Dwain Northey (Gen X)

December 7 carries a weight that stretches far beyond a square on a calendar. Eighty-six years ago, in 1941, the quiet Sunday morning at Pearl Harbor shattered under the sudden roar of Japanese aircraft. The attack was not just a strike on a U.S. naval base in Hawaii—it was the spark that hurled the United States fully into World War II, altering the trajectory of the conflict and reshaping the entire world order of the mid-20th century.
Before that day, the U.S. was officially neutral, though tensions simmered beneath the surface. Many Americans wanted no part of another global war after the trauma of World War I. But at 7:48 a.m., when bombs fell and ships burned, neutrality became impossible. The attack killed more than 2,400 Americans and destroyed or damaged much of the Pacific Fleet. The next day, Congress declared war on Japan, and within days Germany and Italy declared war on the United States. In an instant, America went from reluctant observer to full-scale participant in the largest conflict humanity had ever seen.
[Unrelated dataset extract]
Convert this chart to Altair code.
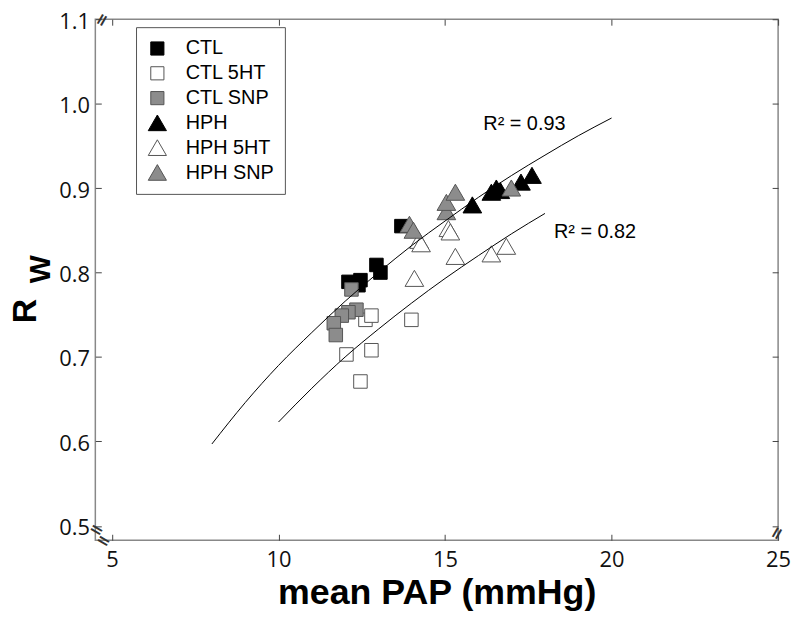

What followed reshaped the world: the mobilization of the American economy, which became an industrial powerhouse; the island-hopping campaign across the Pacific; the liberation of Europe; the beginnings of nuclear weapons; and the eventual rise of the U.S. and Soviet Union as global superpowers. Pearl Harbor wasn’t just an attack—it was the hinge on which the 20th century swung.
And yet, for many millennials and Gen Z—through no fault of their own—December 7 can feel more like a trivia answer than a turning point. The distance of time, combined with the firehose of modern information, can blur the significance of even world-shaping events. But remembering Pearl Harbor isn’t about glorifying war; it’s about understanding the chain reactions of history. A single morning in Hawaii changed global alliances, battle strategies, economies, borders, and the lives of millions.
December 7 remains a reminder that the world can change in a moment, that decisions made oceans away can reverberate for generations, and that history—no matter how old—still shapes the world young people inherit today.